Problem statement:
Repeat each line of the material below exactly as it appears, minus any pictures.

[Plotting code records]
****************************************

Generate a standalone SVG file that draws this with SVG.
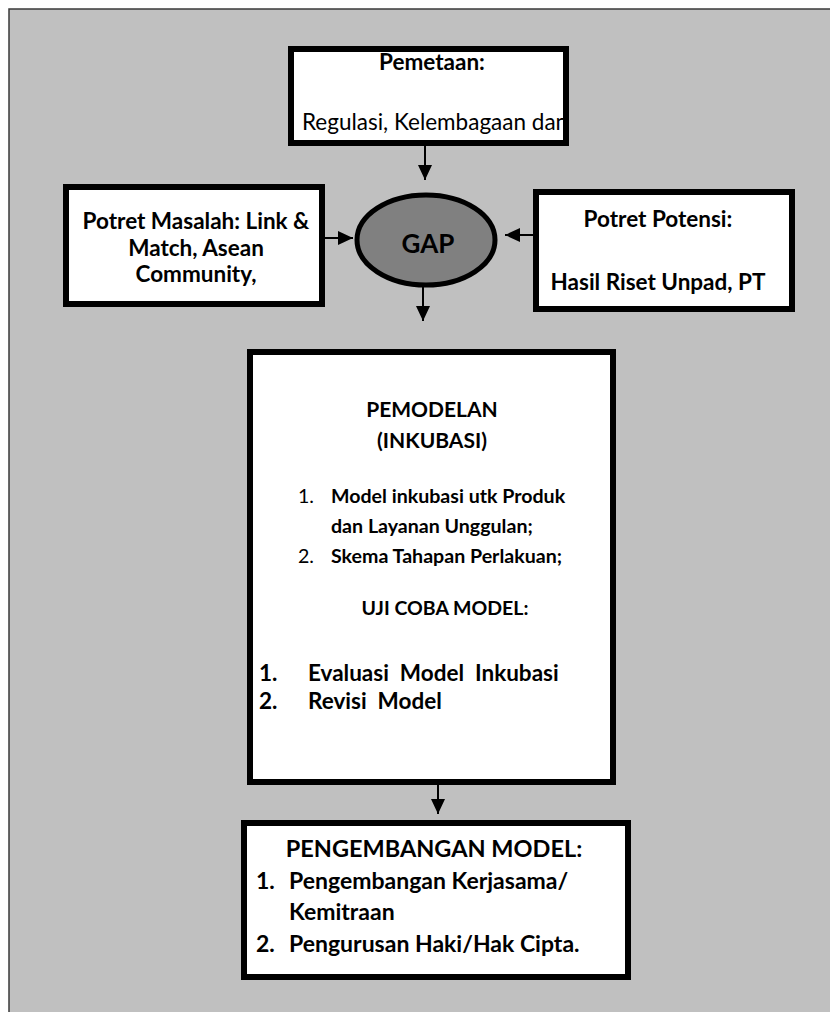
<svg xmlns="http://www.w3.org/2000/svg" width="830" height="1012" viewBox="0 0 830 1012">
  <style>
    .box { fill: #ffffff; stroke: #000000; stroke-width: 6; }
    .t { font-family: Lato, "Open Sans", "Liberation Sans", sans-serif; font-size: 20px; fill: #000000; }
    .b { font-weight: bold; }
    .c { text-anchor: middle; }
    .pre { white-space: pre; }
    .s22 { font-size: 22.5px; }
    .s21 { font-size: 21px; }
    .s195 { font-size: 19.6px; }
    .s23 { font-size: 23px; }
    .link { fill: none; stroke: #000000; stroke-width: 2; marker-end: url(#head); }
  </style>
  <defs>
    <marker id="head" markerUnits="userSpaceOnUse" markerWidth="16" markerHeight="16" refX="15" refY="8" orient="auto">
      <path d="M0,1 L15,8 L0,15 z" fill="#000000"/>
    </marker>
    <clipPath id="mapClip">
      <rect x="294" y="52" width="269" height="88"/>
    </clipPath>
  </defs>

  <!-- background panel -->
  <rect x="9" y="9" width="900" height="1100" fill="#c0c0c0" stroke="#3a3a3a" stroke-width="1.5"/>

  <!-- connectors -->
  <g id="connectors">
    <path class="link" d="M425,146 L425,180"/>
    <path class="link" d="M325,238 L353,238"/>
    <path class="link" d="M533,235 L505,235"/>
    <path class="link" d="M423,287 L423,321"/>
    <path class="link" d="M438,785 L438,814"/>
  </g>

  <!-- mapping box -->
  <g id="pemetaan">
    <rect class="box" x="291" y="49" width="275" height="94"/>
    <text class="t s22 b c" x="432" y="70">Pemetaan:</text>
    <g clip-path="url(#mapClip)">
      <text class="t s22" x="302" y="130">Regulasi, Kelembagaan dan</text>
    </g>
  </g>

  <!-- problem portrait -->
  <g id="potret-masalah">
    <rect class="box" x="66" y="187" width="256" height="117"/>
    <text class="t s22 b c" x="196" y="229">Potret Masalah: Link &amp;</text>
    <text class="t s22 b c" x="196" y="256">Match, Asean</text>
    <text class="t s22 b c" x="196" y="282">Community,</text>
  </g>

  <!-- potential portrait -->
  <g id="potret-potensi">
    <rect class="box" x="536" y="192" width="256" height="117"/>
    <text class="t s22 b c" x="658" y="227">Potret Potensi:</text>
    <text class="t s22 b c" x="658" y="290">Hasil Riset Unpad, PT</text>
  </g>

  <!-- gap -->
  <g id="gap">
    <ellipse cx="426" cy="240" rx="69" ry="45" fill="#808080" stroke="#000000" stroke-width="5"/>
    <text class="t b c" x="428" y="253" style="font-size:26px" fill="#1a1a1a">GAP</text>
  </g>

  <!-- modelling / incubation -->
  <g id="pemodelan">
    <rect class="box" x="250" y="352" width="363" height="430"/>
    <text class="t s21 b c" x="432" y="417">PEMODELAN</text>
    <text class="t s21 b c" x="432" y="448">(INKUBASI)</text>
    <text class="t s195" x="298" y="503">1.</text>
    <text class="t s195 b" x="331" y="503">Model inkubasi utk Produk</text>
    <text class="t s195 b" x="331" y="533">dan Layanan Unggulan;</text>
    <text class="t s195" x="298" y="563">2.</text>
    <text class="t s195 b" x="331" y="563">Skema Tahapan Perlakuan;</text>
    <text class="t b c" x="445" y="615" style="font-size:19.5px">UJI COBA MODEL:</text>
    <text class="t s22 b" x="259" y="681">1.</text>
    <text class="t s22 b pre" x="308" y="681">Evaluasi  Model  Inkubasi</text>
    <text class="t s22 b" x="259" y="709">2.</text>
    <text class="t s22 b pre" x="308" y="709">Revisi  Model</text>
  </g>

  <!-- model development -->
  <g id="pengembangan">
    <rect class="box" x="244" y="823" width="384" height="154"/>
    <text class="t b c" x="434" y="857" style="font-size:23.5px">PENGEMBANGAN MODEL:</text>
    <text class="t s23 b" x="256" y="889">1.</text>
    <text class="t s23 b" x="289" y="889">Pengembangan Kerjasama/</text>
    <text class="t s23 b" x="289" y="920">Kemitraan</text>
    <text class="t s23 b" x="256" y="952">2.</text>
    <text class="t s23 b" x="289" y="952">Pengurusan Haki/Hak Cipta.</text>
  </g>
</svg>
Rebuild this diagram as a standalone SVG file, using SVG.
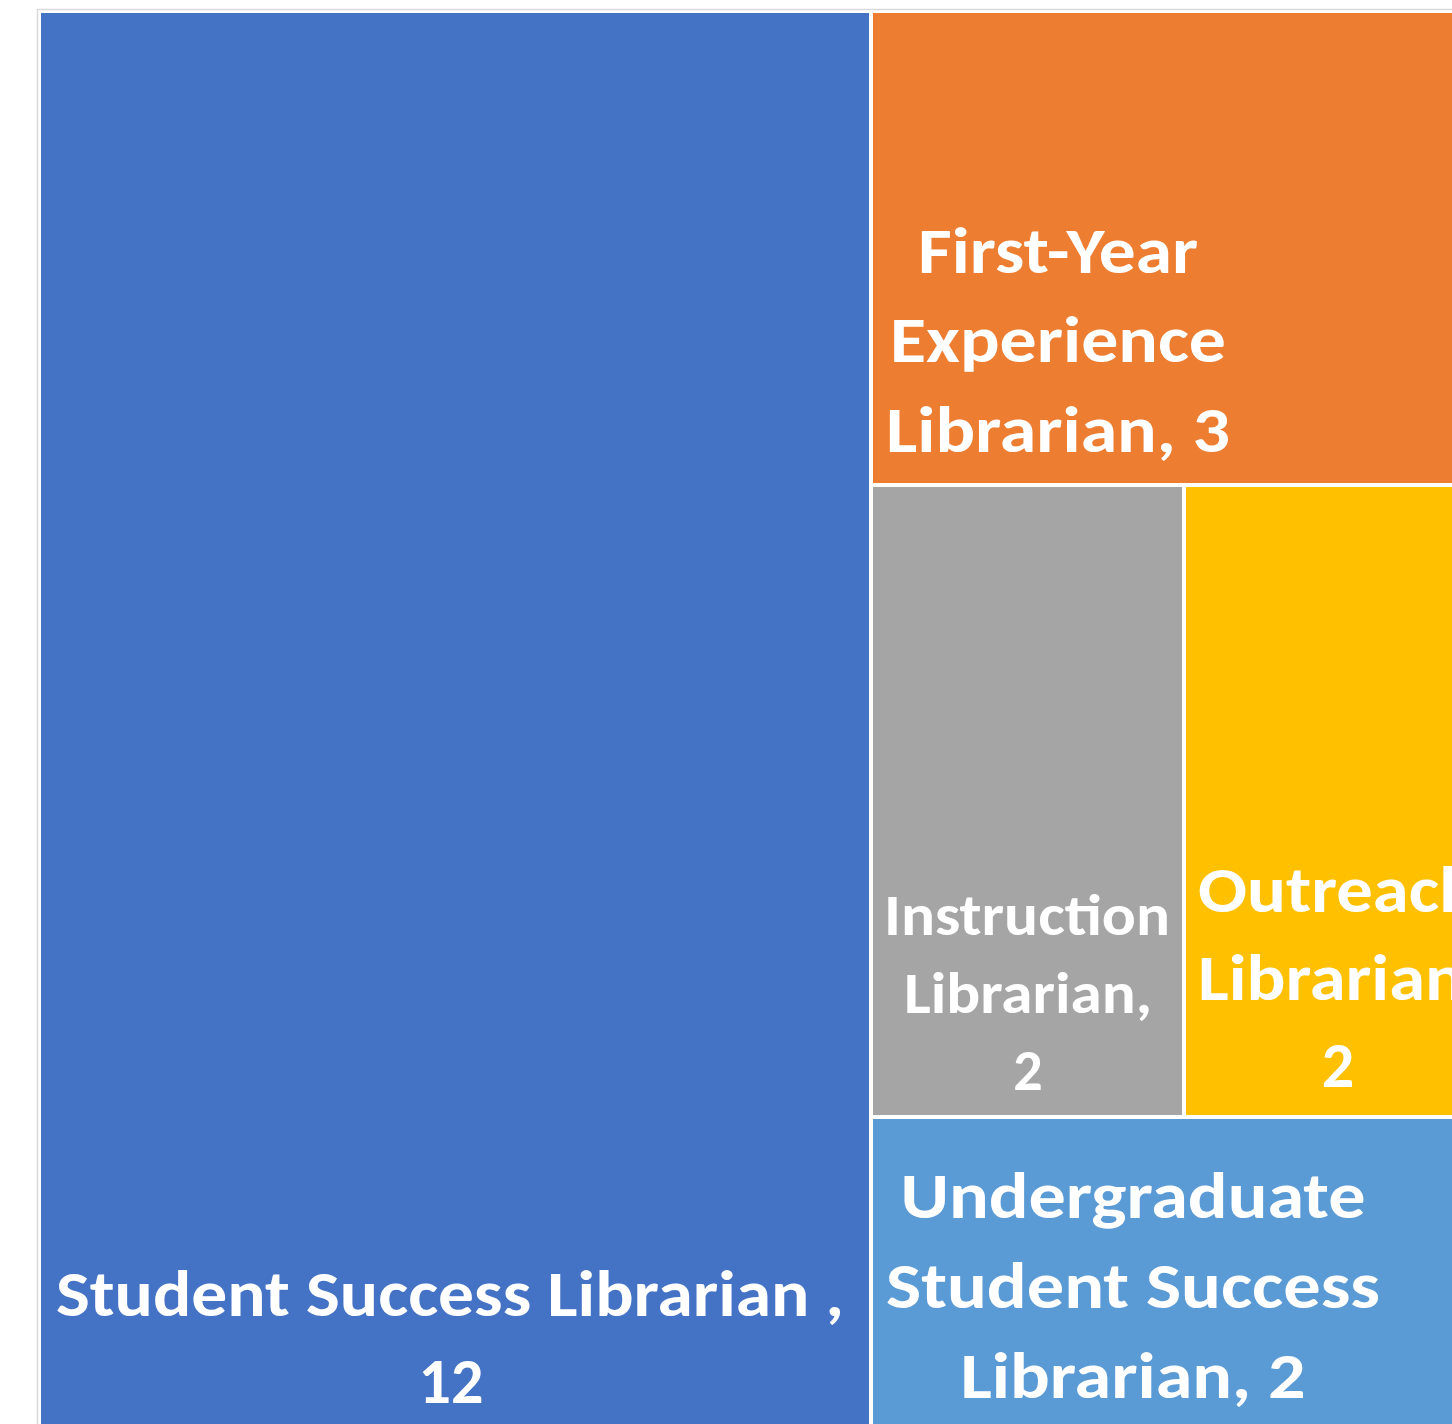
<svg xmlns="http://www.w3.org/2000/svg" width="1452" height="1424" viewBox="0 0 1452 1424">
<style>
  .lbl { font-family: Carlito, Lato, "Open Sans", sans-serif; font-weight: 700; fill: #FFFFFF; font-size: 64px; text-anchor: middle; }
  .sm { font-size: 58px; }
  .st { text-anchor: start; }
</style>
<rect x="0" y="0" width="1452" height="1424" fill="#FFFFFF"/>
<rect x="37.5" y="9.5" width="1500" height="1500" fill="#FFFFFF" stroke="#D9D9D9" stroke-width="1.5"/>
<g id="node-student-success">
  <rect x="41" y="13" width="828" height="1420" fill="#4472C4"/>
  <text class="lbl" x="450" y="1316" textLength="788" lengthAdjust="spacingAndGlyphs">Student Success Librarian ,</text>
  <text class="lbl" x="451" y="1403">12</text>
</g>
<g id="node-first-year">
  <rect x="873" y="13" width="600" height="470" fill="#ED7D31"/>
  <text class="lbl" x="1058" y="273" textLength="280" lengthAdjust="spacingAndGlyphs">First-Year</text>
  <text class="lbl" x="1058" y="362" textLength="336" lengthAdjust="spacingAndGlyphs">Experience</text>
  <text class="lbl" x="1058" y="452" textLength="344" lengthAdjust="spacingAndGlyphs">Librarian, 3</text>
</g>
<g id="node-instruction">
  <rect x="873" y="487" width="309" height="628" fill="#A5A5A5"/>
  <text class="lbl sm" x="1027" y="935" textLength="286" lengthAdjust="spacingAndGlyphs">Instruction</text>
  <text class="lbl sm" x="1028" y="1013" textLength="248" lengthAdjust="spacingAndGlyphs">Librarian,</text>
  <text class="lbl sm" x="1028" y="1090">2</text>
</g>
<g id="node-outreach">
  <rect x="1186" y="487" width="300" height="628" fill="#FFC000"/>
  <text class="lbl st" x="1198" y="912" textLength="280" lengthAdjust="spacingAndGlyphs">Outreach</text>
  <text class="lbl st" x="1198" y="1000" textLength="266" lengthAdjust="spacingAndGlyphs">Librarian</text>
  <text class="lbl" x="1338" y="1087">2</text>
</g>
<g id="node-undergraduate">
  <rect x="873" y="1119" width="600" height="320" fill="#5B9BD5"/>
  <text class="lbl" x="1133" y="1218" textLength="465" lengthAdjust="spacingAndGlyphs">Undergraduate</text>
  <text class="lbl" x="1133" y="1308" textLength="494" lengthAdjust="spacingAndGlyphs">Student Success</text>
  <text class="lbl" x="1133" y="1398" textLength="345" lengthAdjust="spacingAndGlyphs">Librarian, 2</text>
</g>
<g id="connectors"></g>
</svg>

****************************************

Exercise output:
Generate a standalone SVG file that draws this with SVG.
<svg xmlns="http://www.w3.org/2000/svg" width="830" height="1012" viewBox="0 0 830 1012">
  <style>
    .box { fill: #ffffff; stroke: #000000; stroke-width: 6; }
    .t { font-family: Lato, "Open Sans", "Liberation Sans", sans-serif; font-size: 20px; fill: #000000; }
    .b { font-weight: bold; }
    .c { text-anchor: middle; }
    .pre { white-space: pre; }
    .s22 { font-size: 22.5px; }
    .s21 { font-size: 21px; }
    .s195 { font-size: 19.6px; }
    .s23 { font-size: 23px; }
    .link { fill: none; stroke: #000000; stroke-width: 2; marker-end: url(#head); }
  </style>
  <defs>
    <marker id="head" markerUnits="userSpaceOnUse" markerWidth="16" markerHeight="16" refX="15" refY="8" orient="auto">
      <path d="M0,1 L15,8 L0,15 z" fill="#000000"/>
    </marker>
    <clipPath id="mapClip">
      <rect x="294" y="52" width="269" height="88"/>
    </clipPath>
  </defs>

  <!-- background panel -->
  <rect x="9" y="9" width="900" height="1100" fill="#c0c0c0" stroke="#3a3a3a" stroke-width="1.5"/>

  <!-- connectors -->
  <g id="connectors">
    <path class="link" d="M425,146 L425,180"/>
    <path class="link" d="M325,238 L353,238"/>
    <path class="link" d="M533,235 L505,235"/>
    <path class="link" d="M423,287 L423,321"/>
    <path class="link" d="M438,785 L438,814"/>
  </g>

  <!-- mapping box -->
  <g id="pemetaan">
    <rect class="box" x="291" y="49" width="275" height="94"/>
    <text class="t s22 b c" x="432" y="70">Pemetaan:</text>
    <g clip-path="url(#mapClip)">
      <text class="t s22" x="302" y="130">Regulasi, Kelembagaan dan</text>
    </g>
  </g>

  <!-- problem portrait -->
  <g id="potret-masalah">
    <rect class="box" x="66" y="187" width="256" height="117"/>
    <text class="t s22 b c" x="196" y="229">Potret Masalah: Link &amp;</text>
    <text class="t s22 b c" x="196" y="256">Match, Asean</text>
    <text class="t s22 b c" x="196" y="282">Community,</text>
  </g>

  <!-- potential portrait -->
  <g id="potret-potensi">
    <rect class="box" x="536" y="192" width="256" height="117"/>
    <text class="t s22 b c" x="658" y="227">Potret Potensi:</text>
    <text class="t s22 b c" x="658" y="290">Hasil Riset Unpad, PT</text>
  </g>

  <!-- gap -->
  <g id="gap">
    <ellipse cx="426" cy="240" rx="69" ry="45" fill="#808080" stroke="#000000" stroke-width="5"/>
    <text class="t b c" x="428" y="253" style="font-size:26px" fill="#1a1a1a">GAP</text>
  </g>

  <!-- modelling / incubation -->
  <g id="pemodelan">
    <rect class="box" x="250" y="352" width="363" height="430"/>
    <text class="t s21 b c" x="432" y="417">PEMODELAN</text>
    <text class="t s21 b c" x="432" y="448">(INKUBASI)</text>
    <text class="t s195" x="298" y="503">1.</text>
    <text class="t s195 b" x="331" y="503">Model inkubasi utk Produk</text>
    <text class="t s195 b" x="331" y="533">dan Layanan Unggulan;</text>
    <text class="t s195" x="298" y="563">2.</text>
    <text class="t s195 b" x="331" y="563">Skema Tahapan Perlakuan;</text>
    <text class="t b c" x="445" y="615" style="font-size:19.5px">UJI COBA MODEL:</text>
    <text class="t s22 b" x="259" y="681">1.</text>
    <text class="t s22 b pre" x="308" y="681">Evaluasi  Model  Inkubasi</text>
    <text class="t s22 b" x="259" y="709">2.</text>
    <text class="t s22 b pre" x="308" y="709">Revisi  Model</text>
  </g>

  <!-- model development -->
  <g id="pengembangan">
    <rect class="box" x="244" y="823" width="384" height="154"/>
    <text class="t b c" x="434" y="857" style="font-size:23.5px">PENGEMBANGAN MODEL:</text>
    <text class="t s23 b" x="256" y="889">1.</text>
    <text class="t s23 b" x="289" y="889">Pengembangan Kerjasama/</text>
    <text class="t s23 b" x="289" y="920">Kemitraan</text>
    <text class="t s23 b" x="256" y="952">2.</text>
    <text class="t s23 b" x="289" y="952">Pengurusan Haki/Hak Cipta.</text>
  </g>
</svg>
Rebuild this diagram as a standalone SVG file, using SVG.
<svg xmlns="http://www.w3.org/2000/svg" width="1452" height="1424" viewBox="0 0 1452 1424">
<style>
  .lbl { font-family: Carlito, Lato, "Open Sans", sans-serif; font-weight: 700; fill: #FFFFFF; font-size: 64px; text-anchor: middle; }
  .sm { font-size: 58px; }
  .st { text-anchor: start; }
</style>
<rect x="0" y="0" width="1452" height="1424" fill="#FFFFFF"/>
<rect x="37.5" y="9.5" width="1500" height="1500" fill="#FFFFFF" stroke="#D9D9D9" stroke-width="1.5"/>
<g id="node-student-success">
  <rect x="41" y="13" width="828" height="1420" fill="#4472C4"/>
  <text class="lbl" x="450" y="1316" textLength="788" lengthAdjust="spacingAndGlyphs">Student Success Librarian ,</text>
  <text class="lbl" x="451" y="1403">12</text>
</g>
<g id="node-first-year">
  <rect x="873" y="13" width="600" height="470" fill="#ED7D31"/>
  <text class="lbl" x="1058" y="273" textLength="280" lengthAdjust="spacingAndGlyphs">First-Year</text>
  <text class="lbl" x="1058" y="362" textLength="336" lengthAdjust="spacingAndGlyphs">Experience</text>
  <text class="lbl" x="1058" y="452" textLength="344" lengthAdjust="spacingAndGlyphs">Librarian, 3</text>
</g>
<g id="node-instruction">
  <rect x="873" y="487" width="309" height="628" fill="#A5A5A5"/>
  <text class="lbl sm" x="1027" y="935" textLength="286" lengthAdjust="spacingAndGlyphs">Instruction</text>
  <text class="lbl sm" x="1028" y="1013" textLength="248" lengthAdjust="spacingAndGlyphs">Librarian,</text>
  <text class="lbl sm" x="1028" y="1090">2</text>
</g>
<g id="node-outreach">
  <rect x="1186" y="487" width="300" height="628" fill="#FFC000"/>
  <text class="lbl st" x="1198" y="912" textLength="280" lengthAdjust="spacingAndGlyphs">Outreach</text>
  <text class="lbl st" x="1198" y="1000" textLength="266" lengthAdjust="spacingAndGlyphs">Librarian</text>
  <text class="lbl" x="1338" y="1087">2</text>
</g>
<g id="node-undergraduate">
  <rect x="873" y="1119" width="600" height="320" fill="#5B9BD5"/>
  <text class="lbl" x="1133" y="1218" textLength="465" lengthAdjust="spacingAndGlyphs">Undergraduate</text>
  <text class="lbl" x="1133" y="1308" textLength="494" lengthAdjust="spacingAndGlyphs">Student Success</text>
  <text class="lbl" x="1133" y="1398" textLength="345" lengthAdjust="spacingAndGlyphs">Librarian, 2</text>
</g>
<g id="connectors"></g>
</svg>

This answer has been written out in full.